27 czerwca 2014

Control The Weather: 48 EP (wyd. własne, 2014)


Pierwszą EP-ką, wydaną w ubiegłym roku, narobili sporego smaka fanom elektronicznego popu. Czy 48 podniesie poprzeczkę jeszcze wyżej?

Trudno jednoznacznie odpowiedzieć na to pytanie. Na pewno na nowej „czwórce” CTW brakuje takiego killera jak Sunny Days. Być może takie piosenki pisze się tylko raz w życiu, a może postanowili cięższe klimaty zostawić sobie na później? 48 ma zdecydowanie pogodniejszy charakter; posłuchajcie utworu tytułowego – mnie skojarzył się z twórczością Charliego Winstona (pamiętacie jego świetne Like A Hobo?). Słychać też wyraźniej, że w zespole jest czterech muzyków – w kompozycjach więcej się dzieje, mają kilka planów, które zaaranżowano „na bogato”. Wracając do nastroju: jeszcze Aspirin And The Sun znacząco odbiega od tego, co zaprezentowali na debiucie. Tu już zupełny luz, nieco wodewilowa melodia, klaskanie, pianinko, a nawet dęciaki się przytrafiły. Sympatyczne, chociaż... Chyba wolę, kiedy są nieco bardziej „spięci”.

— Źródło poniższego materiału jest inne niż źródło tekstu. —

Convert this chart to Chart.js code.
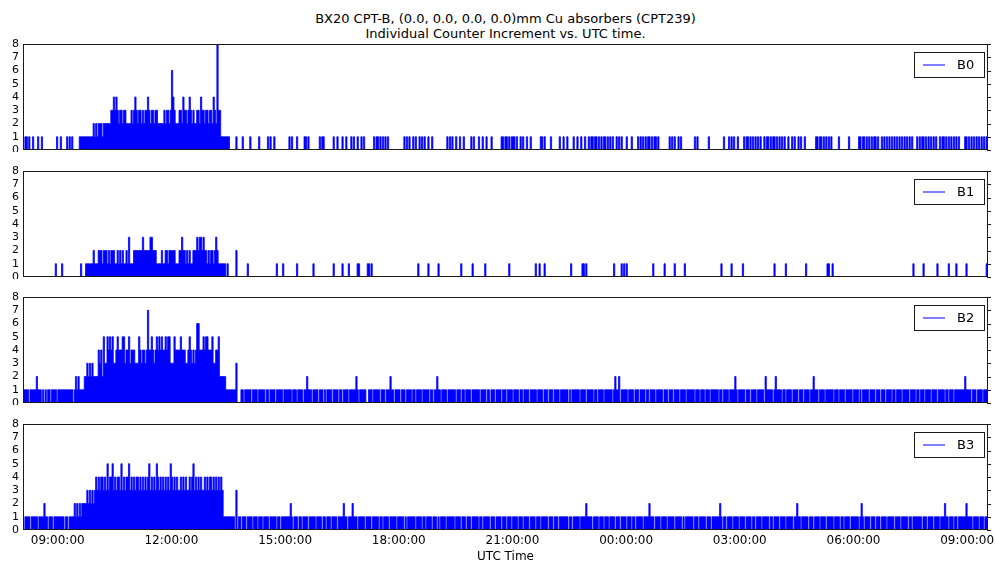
<!DOCTYPE html>
<html>
<head>
<meta charset="utf-8">
<script src="https://cdn.jsdelivr.net/npm/chart.js@4.4.1/dist/chart.umd.min.js"></script>
<style>
  body { margin: 0; background: #fff; width: 995px; height: 564px; position: relative; overflow: hidden; font-family: 'DejaVu Sans', sans-serif; }
  canvas { position: absolute; left: 0; }
  #title { position: absolute; left: 0; width: 1011px; top: 11px; text-align: center; font-size: 13px; line-height: 15px; color: #000; }
</style>
</head>
<body>
<div id="title">BX20 CPT-B, (0.0, 0.0, 0.0, 0.0)mm Cu absorbers (CPT239)<br>Individual Counter Increment vs. UTC time.</div>
<canvas id="c0" width="995" height="115" style="top:37px"></canvas>
<canvas id="c1" width="995" height="115" style="top:164px"></canvas>
<canvas id="c2" width="995" height="115" style="top:290px"></canvas>
<canvas id="c3" width="995" height="147" style="top:417px"></canvas>
<script>
// counts per 2-minute bin, starting 08:04 UTC, one string per hour (30 bins)
var startMinute = 8 * 60 + 4;
var binMinutes = 2;
var xMin = 8 * 60 + 5;          // 08:05
var xMax = 24 * 60 + 9 * 60 + 33; // 09:33 next day
var tickMinutes = [540, 720, 900, 1080, 1260, 1440, 1620, 1800, 1980];

var b0 = [
  '010110100100010010000000000010',
  '010000101010000011111111111212',
  '122212222223343432332332222323',
  '432332323343233233222223233236',
  '432223324332343232233243323323',
  '324328331111111000001000010000',
  '010000001000000101001000000000',
  '001010001000001101000000001011',
  '000000010010001001000101001001',
  '010000000101101010101000000000',
  '000101010010100101010010010000',
  '000000010101001001001000001010',
  '001001001000100000001101101011',
  '101001010010010000000110100001',
  '000000100100100001001001001001',
  '011011010101101010100101010001',
  '000100001010101011010110100000',
  '000101010010100000000001010000',
  '000010000000000010001010100100',
  '001011010101010100101101011010',
  '101010010010100101001000000001',
  '101101010101000001000000010000',
  '000110110101010110100101010101',
  '010101010101010100010101101010',
  '101010010110101010101010000110',
  '101010101010101'
];
var b1 = [
  '000000000000000000000000000100',
  '001000000000000001000111111211',
  '122212221212221121212112131112',
  '222222322222332221111211221222',
  '221112232212121122232332322121',
  '221232111111010000002000000001',
  '000000000000000000000010000100',
  '000000001000000000000100000000',
  '000000010000001000010000001100',
  '000011010000000000000000000000',
  '000000000000001000000010000000',
  '100000000000000000100000000100',
  '000000010000000000000000001000',
  '000000000000000001001000100000',
  '000000000000000100000000110100',
  '000000000000000000010000010101',
  '000000000000000000001000000001',
  '000000010000000100000000000000',
  '000000000000001000000010000000',
  '010000000000000000000000001000',
  '000001000000000000000100000000',
  '000000001100100000000000000000',
  '000000000000000000000000000000',
  '000000000000000010000000100000',
  '000001000000001000001000000010',
  '000000000000001'
];
var b2 = [
  '111111011111211101010110111101',
  '111111111110121211112232323222',
  '243425335454533454445534453444',
  '333543443474454345454544545533',
  '354444544433454343466444545544',
  '453344522222111111113000110111',
  '110111101111101101111011111011',
  '111101110111101121110111101110',
  '101111011110110111101111121011',
  '111001110111110111011121101111',
  '011101111011011110111110110112',
  '110111101111110111011011110111',
  '111011110110111011110111011110',
  '111101101111011111011110111011',
  '101111011111101011111101111011',
  '111011011110111111012112011111',
  '011110111011110110111101111101',
  '110111011110111101111110111011',
  '101110111111011011110111121011',
  '111011101111011111021111101211',
  '110110111101111011101111011211',
  '101111011111101110111101111101',
  '111010111110111101110111011110',
  '110111101111101111011011101111',
  '011110111110110111011111111211',
  '110111011110111'
];
var b3 = [
  '110111101111101111211011101111',
  '111101101111212121222232323234',
  '343443435344534344353434453434',
  '344343434345343435434343434354',
  '343433434343343453434343343434',
  '434343434311111111103011011101',
  '111011101110111101111101101111',
  '111210111011011110111110111101',
  '101110111101111211011121110111',
  '110111101111101101111011111011',
  '111010111111011110110111101110',
  '101111011111101111011101110111',
  '110110111110111011110111011101',
  '111011101111011110111011111011',
  '101110111111101101111101111211',
  '110111101110111011110111011110',
  '111011011111011112111011110111',
  '101111101111101011111101110111',
  '110111011111121011011110111101',
  '111011110110111101111101101111',
  '011110111110112110111110111011',
  '110111101111101111011011110111',
  '111012101111011101110111101111',
  '101111011111011011111110111011',
  '110111101112110111011011111121',
  '111011110111011'
];

var framePlugin = {
  id: 'frame',
  afterDatasetsDraw: function(chart) {
    var ctx = chart.ctx, a = chart.chartArea, y = chart.scales.y;
    ctx.save();
    ctx.strokeStyle = '#1a1a1a';
    ctx.lineWidth = 1;
    ctx.strokeRect(Math.round(a.left) + 0.5, Math.round(a.top) + 0.5, Math.round(a.width) - 1, Math.round(a.height) - 1);
    // small tick marks on the right spine
    ctx.beginPath();
    y.ticks.forEach(function(t) {
      var py = Math.round(y.getPixelForValue(t.value)) + 0.5;
      ctx.moveTo(a.right - 1, py);
      ctx.lineTo(a.right + 3, py);
    });
    ctx.stroke();
    // legend box, top right inside the axes
    var ds = chart.data.datasets[0];
    var bw = 70, bh = 25, bx = Math.round(a.right) - 4 - bw, by = Math.round(a.top) + 8;
    ctx.fillStyle = '#fff';
    ctx.fillRect(bx, by, bw, bh);
    ctx.strokeRect(bx + 0.5, by + 0.5, bw, bh);
    ctx.strokeStyle = ds.borderColor;
    ctx.beginPath();
    ctx.moveTo(bx + 9, by + bh / 2 + 0.5);
    ctx.lineTo(bx + 31, by + bh / 2 + 0.5);
    ctx.stroke();
    ctx.fillStyle = '#000';
    ctx.font = '13px "DejaVu Sans"';
    ctx.textBaseline = 'middle';
    ctx.fillText(ds.label, bx + 43, by + bh / 2 + 1);
    ctx.restore();
  }
};

function hhmmss(v) {
  var h = Math.floor(v / 60) % 24;
  return (h < 10 ? '0' : '') + h + ':00:00';
}

function makeChart(id, label, rows, showX) {
  var values = rows.join('').split('').map(Number);
  var points = values.map(function(v, i) { return { x: startMinute + i * binMinutes, y: v }; });
  return new Chart(document.getElementById(id), {
    type: 'line',
    data: {
      datasets: [{
        label: label,
        data: points,
        stepped: 'after',
        borderColor: '#0000ff',
        backgroundColor: '#0000ff',
        borderWidth: 0.8,
        fill: 'origin',
        pointRadius: 0
      }]
    },
    options: {
      responsive: false,
      animation: false,
      devicePixelRatio: 1,
      layout: { padding: { top: 7, right: 7, bottom: showX ? 0 : 2, left: 0 } },
      plugins: { legend: { display: false }, tooltip: { enabled: false } },
      scales: {
        x: {
          type: 'linear',
          min: xMin,
          max: xMax,
          display: showX,
          grid: { display: false, drawTicks: false, tickLength: 0 },
          border: { display: false },
          afterBuildTicks: function(s) { s.ticks = tickMinutes.map(function(v) { return { value: v }; }); },
          afterFit: function(s) {
            if (!showX) return;
            s.height = 34;
            s.paddingLeft = 0;
            s.paddingRight = 0;
          },
          ticks: {
            autoSkip: false,
            maxRotation: 0,
            padding: 4,
            color: '#000',
            font: { family: 'DejaVu Sans', size: 12 },
            callback: function(v) { return hhmmss(v); }
          },
          title: {
            display: true,
            text: 'UTC Time',
            color: '#000',
            font: { family: 'DejaVu Sans', size: 12 },
            padding: { top: 0, bottom: 0 }
          }
        },
        y: {
          min: 0,
          max: 8,
          grid: { display: false, drawTicks: false, tickLength: 0 },
          border: { display: false },
          afterFit: function(s) {
            s.width = 23;
            s.paddingTop = 0;
            s.paddingBottom = 0;
          },
          ticks: {
            stepSize: 1,
            autoSkip: false,
            padding: 4,
            color: '#000',
            font: { family: 'DejaVu Sans', size: 11 }
          }
        }
      }
    },
    plugins: [framePlugin]
  });
}

makeChart('c0', 'B0', b0, false);
makeChart('c1', 'B1', b1, false);
makeChart('c2', 'B2', b2, false);
makeChart('c3', 'B3', b3, true);
</script>
</body>
</html>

Na szczęście pozostałe piosenki z nawiązką spełniają oczekiwania. Znakomity jest taneczny, kołyszący dyskotekowym basem i podgryzający zaczepną gitarą Behind The Corner – aż chce się ruszyć dupę i wskoczyć na parkiet! Świetną robotę robi też wokalista swoim lekko zachrypniętym głosem. Deep Inside My Tail to znowu rzecz bardzo rytmiczna, z precyzyjnie dawkowanymi melodiami i hipnotyzującym wokalem. Ten numer może śmiało konkurować z przebojami Rebeki!

Panowie zaskoczyli bardziej optymistycznym podejściem do swojej muzyki. Ja wolałbym więcej „mroku”, ale sympatyczny pop spod znaku 48 na pewno znajdzie swoich zwolenników. Dobra robota! [m]


Warto dodać, że do każdej piosenki z EP-ki zespół nakręcił teledysk. Wszystkie możecie oglądać na kanale youtube CTW.